Records with drawing code
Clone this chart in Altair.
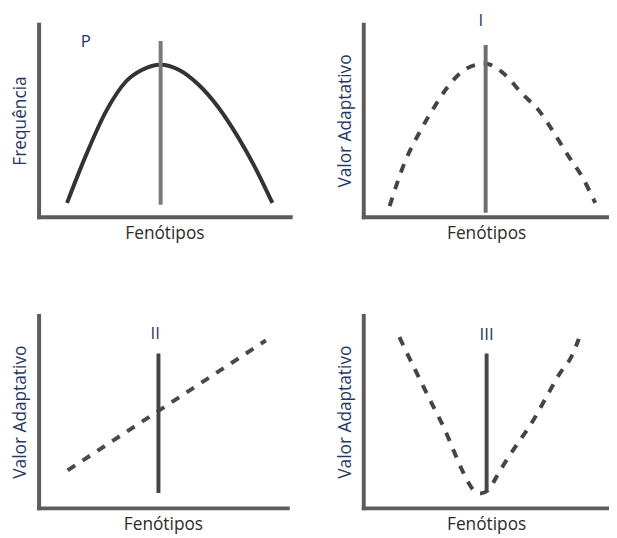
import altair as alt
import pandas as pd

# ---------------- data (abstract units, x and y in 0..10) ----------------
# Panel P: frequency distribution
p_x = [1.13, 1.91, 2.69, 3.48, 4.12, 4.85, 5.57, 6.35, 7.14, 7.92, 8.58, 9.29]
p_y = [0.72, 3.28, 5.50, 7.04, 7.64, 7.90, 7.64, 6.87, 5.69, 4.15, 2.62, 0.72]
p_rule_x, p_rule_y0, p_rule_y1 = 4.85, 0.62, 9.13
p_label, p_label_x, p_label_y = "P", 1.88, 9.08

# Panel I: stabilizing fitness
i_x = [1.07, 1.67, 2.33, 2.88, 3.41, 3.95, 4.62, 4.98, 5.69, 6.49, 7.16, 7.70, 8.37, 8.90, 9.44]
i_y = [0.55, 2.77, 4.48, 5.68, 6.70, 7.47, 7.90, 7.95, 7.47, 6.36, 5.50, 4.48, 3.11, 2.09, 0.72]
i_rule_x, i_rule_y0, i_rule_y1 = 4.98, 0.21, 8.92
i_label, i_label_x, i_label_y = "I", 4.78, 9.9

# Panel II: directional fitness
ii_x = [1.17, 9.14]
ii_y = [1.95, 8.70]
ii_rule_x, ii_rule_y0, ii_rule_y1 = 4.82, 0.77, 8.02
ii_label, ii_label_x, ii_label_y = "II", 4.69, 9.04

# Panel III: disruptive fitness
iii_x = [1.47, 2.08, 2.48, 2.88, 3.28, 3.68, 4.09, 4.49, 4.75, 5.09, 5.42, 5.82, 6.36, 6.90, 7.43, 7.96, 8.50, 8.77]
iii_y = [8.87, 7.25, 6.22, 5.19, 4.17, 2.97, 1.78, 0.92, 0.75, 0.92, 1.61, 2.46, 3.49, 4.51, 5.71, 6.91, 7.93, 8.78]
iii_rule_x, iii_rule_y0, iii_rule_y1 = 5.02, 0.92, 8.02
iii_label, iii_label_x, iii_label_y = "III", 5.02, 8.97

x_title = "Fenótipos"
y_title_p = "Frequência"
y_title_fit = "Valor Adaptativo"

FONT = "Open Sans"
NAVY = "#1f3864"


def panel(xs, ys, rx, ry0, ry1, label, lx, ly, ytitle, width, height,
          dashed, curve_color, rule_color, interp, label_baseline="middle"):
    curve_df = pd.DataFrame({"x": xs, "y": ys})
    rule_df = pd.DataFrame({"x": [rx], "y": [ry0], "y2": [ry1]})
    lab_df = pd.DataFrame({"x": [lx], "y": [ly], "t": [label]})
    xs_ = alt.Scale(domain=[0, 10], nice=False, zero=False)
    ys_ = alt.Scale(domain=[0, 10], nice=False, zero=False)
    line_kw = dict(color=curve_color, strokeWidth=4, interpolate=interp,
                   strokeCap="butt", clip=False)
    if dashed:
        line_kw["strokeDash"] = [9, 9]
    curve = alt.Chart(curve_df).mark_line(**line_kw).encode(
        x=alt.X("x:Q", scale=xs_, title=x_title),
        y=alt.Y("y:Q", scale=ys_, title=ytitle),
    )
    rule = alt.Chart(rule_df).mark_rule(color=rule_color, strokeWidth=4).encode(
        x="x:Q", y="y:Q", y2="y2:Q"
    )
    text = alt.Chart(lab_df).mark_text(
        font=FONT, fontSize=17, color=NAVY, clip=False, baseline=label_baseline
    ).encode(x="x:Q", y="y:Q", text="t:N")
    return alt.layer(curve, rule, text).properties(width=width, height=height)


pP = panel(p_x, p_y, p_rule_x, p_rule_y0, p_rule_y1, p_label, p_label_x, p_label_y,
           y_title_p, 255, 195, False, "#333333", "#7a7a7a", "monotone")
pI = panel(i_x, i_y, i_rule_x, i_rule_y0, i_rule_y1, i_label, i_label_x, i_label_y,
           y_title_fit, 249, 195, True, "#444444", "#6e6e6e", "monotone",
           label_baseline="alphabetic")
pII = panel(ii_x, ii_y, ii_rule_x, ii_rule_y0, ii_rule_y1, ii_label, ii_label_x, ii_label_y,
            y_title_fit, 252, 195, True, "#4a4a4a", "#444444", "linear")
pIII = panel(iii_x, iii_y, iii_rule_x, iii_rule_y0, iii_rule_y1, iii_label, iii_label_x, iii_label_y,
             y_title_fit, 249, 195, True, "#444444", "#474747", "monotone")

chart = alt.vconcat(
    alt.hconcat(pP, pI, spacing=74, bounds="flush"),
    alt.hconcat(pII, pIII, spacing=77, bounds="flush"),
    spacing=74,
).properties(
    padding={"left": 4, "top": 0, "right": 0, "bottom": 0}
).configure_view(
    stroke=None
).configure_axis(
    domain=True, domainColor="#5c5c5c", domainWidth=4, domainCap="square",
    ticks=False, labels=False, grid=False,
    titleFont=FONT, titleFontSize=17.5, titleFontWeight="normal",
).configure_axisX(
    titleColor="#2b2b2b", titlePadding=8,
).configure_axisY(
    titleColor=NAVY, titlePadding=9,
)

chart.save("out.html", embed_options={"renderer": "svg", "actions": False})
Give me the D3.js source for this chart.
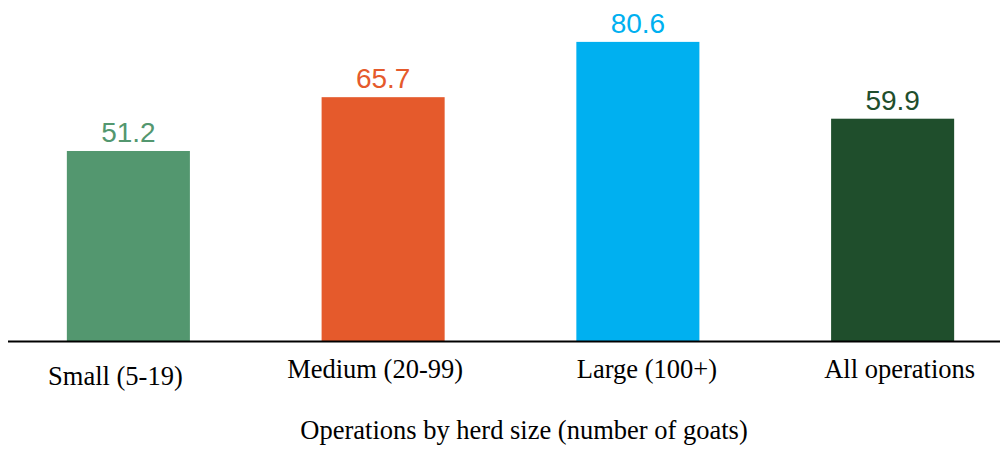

→ **Goal**:
Reproduce the listing above exactly, excluding all pictures.

→ **The result**:
Clone this chart in Altair.
import altair as alt
import pandas as pd

# ---------------- data (abstract units, x and y in 0..10) ----------------
# Panel P: frequency distribution
p_x = [1.13, 1.91, 2.69, 3.48, 4.12, 4.85, 5.57, 6.35, 7.14, 7.92, 8.58, 9.29]
p_y = [0.72, 3.28, 5.50, 7.04, 7.64, 7.90, 7.64, 6.87, 5.69, 4.15, 2.62, 0.72]
p_rule_x, p_rule_y0, p_rule_y1 = 4.85, 0.62, 9.13
p_label, p_label_x, p_label_y = "P", 1.88, 9.08

# Panel I: stabilizing fitness
i_x = [1.07, 1.67, 2.33, 2.88, 3.41, 3.95, 4.62, 4.98, 5.69, 6.49, 7.16, 7.70, 8.37, 8.90, 9.44]
i_y = [0.55, 2.77, 4.48, 5.68, 6.70, 7.47, 7.90, 7.95, 7.47, 6.36, 5.50, 4.48, 3.11, 2.09, 0.72]
i_rule_x, i_rule_y0, i_rule_y1 = 4.98, 0.21, 8.92
i_label, i_label_x, i_label_y = "I", 4.78, 9.9

# Panel II: directional fitness
ii_x = [1.17, 9.14]
ii_y = [1.95, 8.70]
ii_rule_x, ii_rule_y0, ii_rule_y1 = 4.82, 0.77, 8.02
ii_label, ii_label_x, ii_label_y = "II", 4.69, 9.04

# Panel III: disruptive fitness
iii_x = [1.47, 2.08, 2.48, 2.88, 3.28, 3.68, 4.09, 4.49, 4.75, 5.09, 5.42, 5.82, 6.36, 6.90, 7.43, 7.96, 8.50, 8.77]
iii_y = [8.87, 7.25, 6.22, 5.19, 4.17, 2.97, 1.78, 0.92, 0.75, 0.92, 1.61, 2.46, 3.49, 4.51, 5.71, 6.91, 7.93, 8.78]
iii_rule_x, iii_rule_y0, iii_rule_y1 = 5.02, 0.92, 8.02
iii_label, iii_label_x, iii_label_y = "III", 5.02, 8.97

x_title = "Fenótipos"
y_title_p = "Frequência"
y_title_fit = "Valor Adaptativo"

FONT = "Open Sans"
NAVY = "#1f3864"


def panel(xs, ys, rx, ry0, ry1, label, lx, ly, ytitle, width, height,
          dashed, curve_color, rule_color, interp, label_baseline="middle"):
    curve_df = pd.DataFrame({"x": xs, "y": ys})
    rule_df = pd.DataFrame({"x": [rx], "y": [ry0], "y2": [ry1]})
    lab_df = pd.DataFrame({"x": [lx], "y": [ly], "t": [label]})
    xs_ = alt.Scale(domain=[0, 10], nice=False, zero=False)
    ys_ = alt.Scale(domain=[0, 10], nice=False, zero=False)
    line_kw = dict(color=curve_color, strokeWidth=4, interpolate=interp,
                   strokeCap="butt", clip=False)
    if dashed:
        line_kw["strokeDash"] = [9, 9]
    curve = alt.Chart(curve_df).mark_line(**line_kw).encode(
        x=alt.X("x:Q", scale=xs_, title=x_title),
        y=alt.Y("y:Q", scale=ys_, title=ytitle),
    )
    rule = alt.Chart(rule_df).mark_rule(color=rule_color, strokeWidth=4).encode(
        x="x:Q", y="y:Q", y2="y2:Q"
    )
    text = alt.Chart(lab_df).mark_text(
        font=FONT, fontSize=17, color=NAVY, clip=False, baseline=label_baseline
    ).encode(x="x:Q", y="y:Q", text="t:N")
    return alt.layer(curve, rule, text).properties(width=width, height=height)


pP = panel(p_x, p_y, p_rule_x, p_rule_y0, p_rule_y1, p_label, p_label_x, p_label_y,
           y_title_p, 255, 195, False, "#333333", "#7a7a7a", "monotone")
pI = panel(i_x, i_y, i_rule_x, i_rule_y0, i_rule_y1, i_label, i_label_x, i_label_y,
           y_title_fit, 249, 195, True, "#444444", "#6e6e6e", "monotone",
           label_baseline="alphabetic")
pII = panel(ii_x, ii_y, ii_rule_x, ii_rule_y0, ii_rule_y1, ii_label, ii_label_x, ii_label_y,
            y_title_fit, 252, 195, True, "#4a4a4a", "#444444", "linear")
pIII = panel(iii_x, iii_y, iii_rule_x, iii_rule_y0, iii_rule_y1, iii_label, iii_label_x, iii_label_y,
             y_title_fit, 249, 195, True, "#444444", "#474747", "monotone")

chart = alt.vconcat(
    alt.hconcat(pP, pI, spacing=74, bounds="flush"),
    alt.hconcat(pII, pIII, spacing=77, bounds="flush"),
    spacing=74,
).properties(
    padding={"left": 4, "top": 0, "right": 0, "bottom": 0}
).configure_view(
    stroke=None
).configure_axis(
    domain=True, domainColor="#5c5c5c", domainWidth=4, domainCap="square",
    ticks=False, labels=False, grid=False,
    titleFont=FONT, titleFontSize=17.5, titleFontWeight="normal",
).configure_axisX(
    titleColor="#2b2b2b", titlePadding=8,
).configure_axisY(
    titleColor=NAVY, titlePadding=9,
)

chart.save("out.html", embed_options={"renderer": "svg", "actions": False})
Give me the D3.js source for this chart.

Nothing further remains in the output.